DATASET EXTRACT
+++
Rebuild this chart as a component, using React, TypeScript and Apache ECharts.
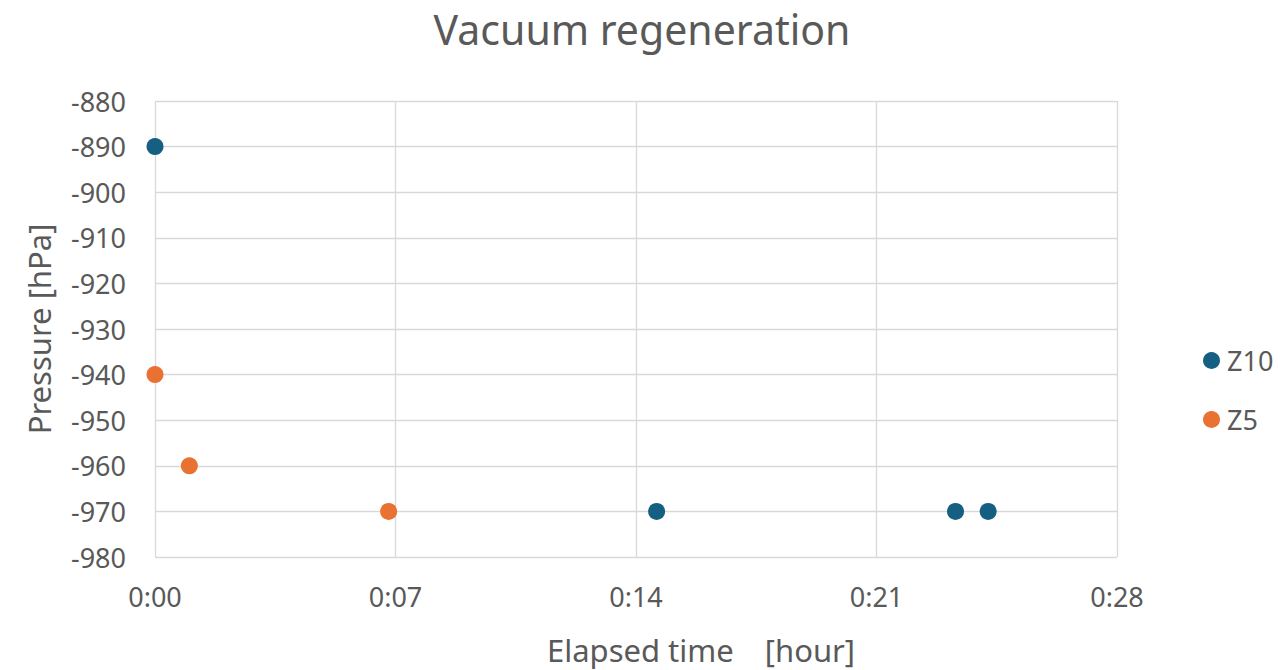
import React, { useEffect, useRef } from "react";
import * as echarts from "echarts";

// Elapsed time in minutes, pressure in hPa
const z10Minutes = [0, 14.6, 23.3, 24.25];
const z10Pressure = [-890, -970, -970, -970];
const z5Minutes = [0, 1, 6.8];
const z5Pressure = [-940, -960, -970];

const seriesNames = ["Z10", "Z5"];
const seriesColors = ["#156082", "#E97132"];

const FONT = "'Noto Sans', 'Open Sans', sans-serif";
const TEXT = "#595959";

const fmtTime = (v: number) => {
  const h = Math.floor(v / 60);
  const m = Math.round(v - h * 60);
  return `${h}:${m < 10 ? "0" + m : m}`;
};

export default function App() {
  const ref = useRef<HTMLDivElement>(null);

  useEffect(() => {
    if (!ref.current) return;
    const chart = echarts.init(ref.current, undefined, { renderer: "svg" });
    const pairs = (xs: number[], ys: number[]) => xs.map((x, i) => [x, ys[i]]);
    chart.setOption({
      animation: false,
      backgroundColor: "#ffffff",
      textStyle: { fontFamily: FONT },
      title: {
        text: "Vacuum regeneration",
        left: "center",
        top: 3,
        textStyle: { fontFamily: FONT, fontSize: 41, fontWeight: "normal", color: TEXT },
      },
      grid: { left: 155, right: 167, top: 101, bottom: 108 },
      legend: {
        orient: "vertical",
        left: 1203,
        top: 347,
        padding: 0,
        itemGap: 32,
        itemWidth: 17,
        itemHeight: 17,
        icon: "circle",
        textStyle: { fontFamily: FONT, fontSize: 27, lineHeight: 27, color: TEXT, padding: [0, 0, 0, 2] },
        data: seriesNames,
      },
      xAxis: {
        type: "value",
        min: 0,
        max: 28,
        interval: 7,
        name: "Elapsed time\u3000[hour]",
        nameLocation: "middle",
        nameGap: 77,
        nameTextStyle: { fontFamily: FONT, fontSize: 31, color: TEXT, padding: [0, 0, 0, 130] },
        axisLine: { show: false },
        axisTick: { show: false },
        axisLabel: { formatter: fmtTime, fontSize: 27, color: TEXT, margin: 26, fontFamily: FONT },
        splitLine: { show: true, lineStyle: { color: "#d9d9d9", width: 1.3 } },
      },
      yAxis: {
        type: "value",
        min: -980,
        max: -880,
        interval: 10,
        name: "Pressure [hPa]",
        nameLocation: "middle",
        nameGap: 101,
        nameTextStyle: { fontFamily: FONT, fontSize: 31, color: TEXT },
        axisLine: { show: false },
        axisTick: { show: false },
        axisLabel: { fontSize: 27, color: TEXT, margin: 29, fontFamily: FONT },
        splitLine: { show: true, lineStyle: { color: "#d9d9d9", width: 1.3 } },
      },
      series: [
        {
          name: seriesNames[0],
          type: "scatter",
          symbol: "circle",
          symbolSize: 17,
          itemStyle: { color: seriesColors[0], opacity: 1 },
          data: pairs(z10Minutes, z10Pressure),
          z: 3,
        },
        {
          name: seriesNames[1],
          type: "scatter",
          symbol: "circle",
          symbolSize: 17,
          itemStyle: { color: seriesColors[1], opacity: 1 },
          data: pairs(z5Minutes, z5Pressure),
          z: 4,
        },
      ],
    });
    return () => chart.dispose();
  }, []);

  return (
    <div
      ref={ref}
      style={{ position: "absolute", left: 0, top: 0, width: 1284, height: 670 }}
    />
  );
}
+++
TASK
Every line from the top of the material above through the line with "const z5Pressure = [-940, -960, -970];" should be duplicated exactly, please; leave out the pictures.

TASK OUTPUT
Rebuild this chart as a component, using React, TypeScript and Apache ECharts.
import React, { useEffect, useRef } from "react";
import * as echarts from "echarts";

// Elapsed time in minutes, pressure in hPa
const z10Minutes = [0, 14.6, 23.3, 24.25];
const z10Pressure = [-890, -970, -970, -970];
const z5Minutes = [0, 1, 6.8];
const z5Pressure = [-940, -960, -970];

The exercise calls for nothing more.